Will the Big 12 Continue to Disappoint?
A year after the Big 12 utterly disappointed, with just two teams making it to the Sweet 16, the conference hasn’t changed much. The second weekend of this year’s NCAA Tournament is just a few days away; this time only three teams from the conference’s original seven remain in the field. Year after year, the Big 12 is acclaimed to be one of, if not the best and deepest, conference in the country.
First, there’s the Kansas Jayhawks, who are hyped to no end despite failing to win a championship since 2008. And this year hasn’t been any different. Kansas pulled in the tournament’s top overall seed and became one of the serious contenders for the title of “national title favorites.” While the Jayhawks have survived longer than their past performances (the Jayhawks bounced in the round of 32 as a second seed in both 2014 and 2015), there’s still time for an early exit — bowing out in the Sweet 16, for example.
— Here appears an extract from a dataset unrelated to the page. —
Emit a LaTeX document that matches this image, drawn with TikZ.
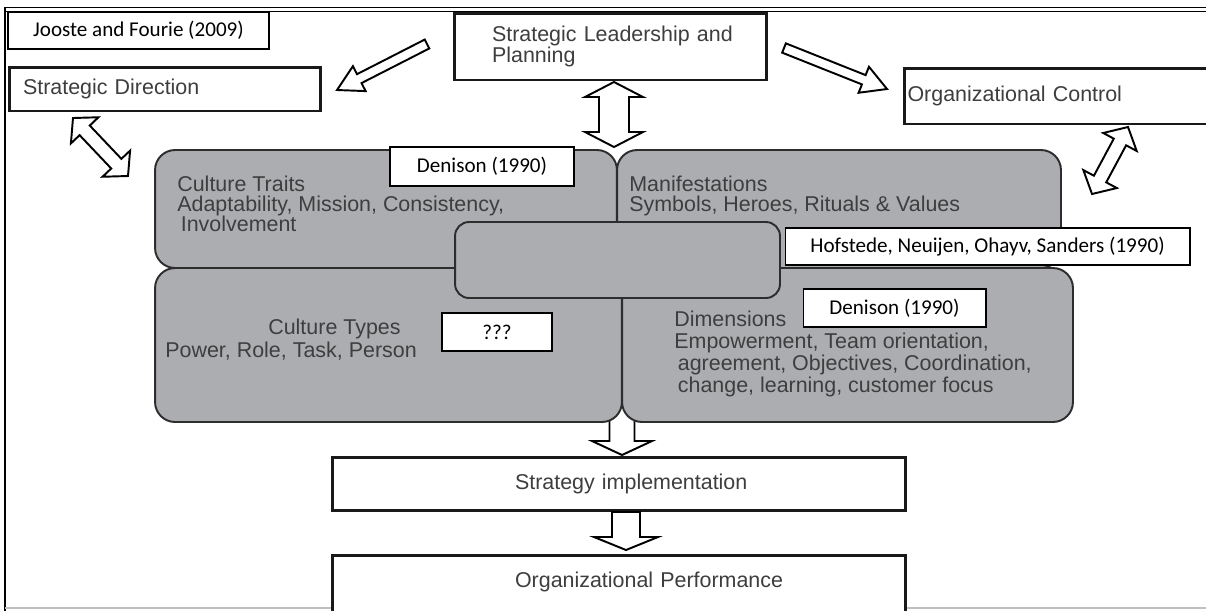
\documentclass[tikz,border=0pt]{standalone}
\usepackage{fontspec}
\setmainfont{Liberation Sans}
\newfontfamily\calfont{Carlito}
\usepackage{xcolor}
\usetikzlibrary{calc,positioning}

\definecolor{boxline}{RGB}{25,25,25}
\definecolor{txtgray}{RGB}{62,62,62}
\definecolor{cgray}{RGB}{172,173,177}
\definecolor{blockline}{RGB}{45,45,45}

\setlength{\lineskiplimit}{-20pt}

% hollow block arrows: #1 tail/tip, #2 tip, #3 half shaft, #4 half head, #5 head length
\newcommand\hollowsingle[5]{%
  \coordinate (hb) at ($(#2)!#5!(#1)$);
  \draw[hollow] ($(#1)!#3!90:(#2)$) -- ($(hb)!#3!90:(#2)$) -- ($(hb)!#4!90:(#2)$) -- (#2)
    -- ($(hb)!#4!-90:(#2)$) -- ($(hb)!#3!-90:(#2)$) -- ($(#1)!#3!-90:(#2)$) -- cycle;
}
\newcommand\hollowdouble[5]{%
  \coordinate (hba) at ($(#1)!#5!(#2)$);
  \coordinate (hbb) at ($(#2)!#5!(#1)$);
  \draw[hollow] (#1) -- ($(hba)!#4!90:(#2)$) -- ($(hba)!#3!90:(#2)$) -- ($(hbb)!#3!90:(#2)$)
    -- ($(hbb)!#4!90:(#2)$) -- (#2) -- ($(hbb)!#4!-90:(#2)$) -- ($(hbb)!#3!-90:(#2)$)
    -- ($(hba)!#3!-90:(#2)$) -- ($(hba)!#4!-90:(#2)$) -- cycle;
}

\begin{document}
\begin{tikzpicture}[x=0.02cm, y=-0.02cm,
  bigbox/.style={draw=boxline, line width=1.7pt, fill=white, inner sep=0pt, align=left, text=txtgray, font=\fontsize{12.2}{12}\selectfont},
  refbox/.style={draw=black, line width=0.6pt, fill=white, inner sep=0pt, font=\calfont\fontsize{12}{14}\selectfont},
  culture/.style={draw=blockline, line width=1.1pt, fill=cgray, rounded corners=0.4cm, inner sep=0pt},
  blocktext/.style={inner sep=0pt, anchor=north west, align=left, text=txtgray},
  hollow/.style={draw=black, fill=white, line width=1.1pt, line join=miter}]

  \useasboundingbox (0,0) rectangle (1206,610);
  \clip (0,0) rectangle (1206,610);

  % frame
  \draw[line width=0.9pt] (5,612) -- (5,7.5) -- (1210,7.5);
  \draw[line width=0.5pt] (5,11) -- (1210,11);
  \draw[black!25, line width=0.6pt] (5,608) -- (1210,608);

  % arrows behind the culture block
  \coordinate (lead-in) at (614,82);
  \coordinate (block-top) at (614,147);
  \coordinate (block-bottom) at (622,404);
  \coordinate (impl-in) at (622,455);
  \hollowdouble{lead-in}{block-top}{0.3cm}{0.58cm}{0.3cm}
  \hollowdouble{block-bottom}{impl-in}{0.25cm}{0.6cm}{0.28cm}

  % culture block
  \node[culture, minimum width=9.24cm, minimum height=2.36cm] (traits) at (386,209) {};
  \node[culture, minimum width=8.88cm, minimum height=2.36cm] (manif) at (839,209) {};
  \node[culture, minimum width=9.34cm, minimum height=3.08cm] (types) at (388.5,345) {};
  \node[culture, minimum width=9.02cm, minimum height=3.08cm] (dims) at (847.5,345) {};
  \node[culture, rounded corners=0.28cm, minimum width=6.5cm, minimum height=1.52cm] (hub) at (617.5,260) {};

  \node[blocktext, font=\fontsize{12.2}{11.4}\selectfont] (traits-text) at (177,176)
    {Culture Traits\\Adaptability, Mission, Consistency,\\\hspace*{2pt}Involvement};
  \node[blocktext, font=\fontsize{12.2}{11.4}\selectfont] (manif-text) at (629,176)
    {Manifestations\\Symbols, Heroes, Rituals \& Values};
  \node[blocktext, font=\fontsize{12.2}{12.8}\selectfont] (types-text) at (165,319)
    {\hspace*{2.06cm}Culture Types\\Power, Role, Task, Person};
  \node[blocktext, font=\fontsize{12.2}{12.4}\selectfont] (dims-text) at (674,311)
    {Dimensions\\Empowerment, Team orientation,\\\hspace*{2pt}agreement, Objectives, Coordination,\\\hspace*{2pt}change, learning, customer focus};

  % references
  \node[refbox, minimum width=5.22cm, minimum height=0.74cm] (jooste) at (138.5,30.5) {Jooste and Fourie (2009)};
  \node[refbox, minimum width=3.68cm, minimum height=0.78cm] (denison-a) at (482,166.5) {Denison (1990)};
  \node[refbox, minimum width=8.1cm, minimum height=0.74cm] (hofstede) at (987.5,246.5) {Hofstede, Neuijen, Ohayv, Sanders (1990)};
  \node[refbox, minimum width=3.66cm, minimum height=0.76cm] (denison-b) at (894.5,308) {Denison (1990)};
  \node[refbox, minimum width=2.2cm, minimum height=0.76cm] (unknown) at (497,332) {???};

  % main boxes
  \node[bigbox, minimum width=6.24cm, minimum height=0.88cm, text width=6.24cm] (sdir) at (165,89)
    {\hspace*{0.28cm}Strategic Direction};
  \node[bigbox, minimum width=6.26cm, minimum height=1.34cm, text width=6.26cm] (slp) at (610.5,46.5)
    {\hspace*{0.76cm}Strategic Leadership and\\\hspace*{0.76cm}Planning};
  \node[bigbox, minimum width=6.32cm, minimum height=1.12cm, text width=6.32cm] (octl) at (1062,96)
    {\hspace*{0.07cm}Organizational Control};
  \node[bigbox, minimum width=11.48cm, minimum height=1.06cm, text width=11.48cm] (simp) at (619,483.5)
    {\hspace*{3.66cm}Strategy implementation};
  \node[bigbox, text width=11.48cm, text height=0.64cm, text depth=1.3cm, below=0.86cm of simp] (operf)
    {\hspace*{3.66cm}Organizational Performance};

  % arrows
  \coordinate (lead-left) at (427,44);
  \coordinate (dir-in) at (337,90);
  \hollowsingle{lead-left}{dir-in}{0.1cm}{0.28cm}{0.5cm}
  \coordinate (lead-right) at (784,48);
  \coordinate (ctl-in) at (887,89);
  \hollowsingle{lead-right}{ctl-in}{0.1cm}{0.28cm}{0.5cm}
  \coordinate (dir-out) at (73,118);
  \coordinate (traits-in) at (128,176);
  \hollowdouble{dir-out}{traits-in}{0.14cm}{0.38cm}{0.34cm}
  \coordinate (ctl-out) at (1128,127);
  \coordinate (manif-in) at (1092,194);
  \hollowdouble{ctl-out}{manif-in}{0.14cm}{0.38cm}{0.34cm}
  \coordinate (impl-out) at (626,512);
  \coordinate (perf-in) at (626,550);
  \hollowsingle{impl-out}{perf-in}{0.28cm}{0.64cm}{0.26cm}
\end{tikzpicture}
\end{document}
But this year isn’t just about Kansas. Of the seven teams that the conference got into the tournament, four lost in the first round. There was No. 5 Baylor in the West, losing in a surprising fashion to Yale. Then, just a few games lower in the Western portion of the bracket, sixth-seeded Texas lost to a hot-shooting yet supposedly inferior Northern Iowa. And the worst came in the form of West Virginia, losing as a three-seed in the East region in the first round.
Of the other remaining teams, Oklahoma, the second seed in the West, squeaked by Virginia Commonwealth in the round of 32 to advance to the Sweet 16. The Sooners have now made it to back-to-back Sweet 16s — something few Big 12 teams can say. But this isn’t entirely surprising as Oklahoma does boast the likely Player of the Year in guard Buddy Hield and a deep, experienced team.
With Hield hitting those clutch shots in the backcourt, the Sooners could make a splash. Then, there’s Iowa State, who, as a four-seed in the Midwest, finally got over the hump that is the round of 32. But the Cyclones have a tough matchup against Virginia — a team that has similarly disappointed in recent tournaments. After last year’s opening-round debacle, when Iowa State lost to 14th-seeded Alabama-Birmingham in the South region, the Cyclones are looking for redemption.
But no, it’s not just early-round exits and disappointing losses; the Big 12 as a whole hasn’t had a team make it to the Final Four since Kansas in 2012. And following that, the conference hasn’t had a team win a championship since the Jayhawks in 2008. Overall, from top to bottom — even after expansion — the conference has been all but commonplace as of late. And therein lies the issue.
Every season it seems like the Big 12 enters the big dance with a handful of No. 1 and No. 2 seeds, and then various other middle-ranked teams. And then every season, they all fall by the wayside. But it’s not for a lack of competition. Just look at the non-conference schedules. After all, how else would they get such high rankings if they lacked non-conference strength of schedule? Lack of clutch-ness? At least that would explain why the conference always seems overrated come March.
Or it could be that the Big 12 is so deep and the respective teams beat each other up during the regular season that they just have nothing left in the tank come March. But that doesn’t seem likely either, as they’re certainly not the NCAA’s only deep conference. Either way you look at, maybe this is the year. As thousands, if not millions, of self-proclaimed bracketologists have been raving for the past three years, maybe it’s the Jayhawks’ time.
Statistically speaking, Kansas has been a tournament favorite so often as of late that they’re practically due. Or maybe Oklahoma will rise to the occasion, led by the man himself, Hield. There’s one thing for certain: While the Jayhawks, Sooners, and Cyclones still remain alive, the rest of the conference has disappointed thus far. And let’s be honest; it’s just a matter of time before the inevitable happens.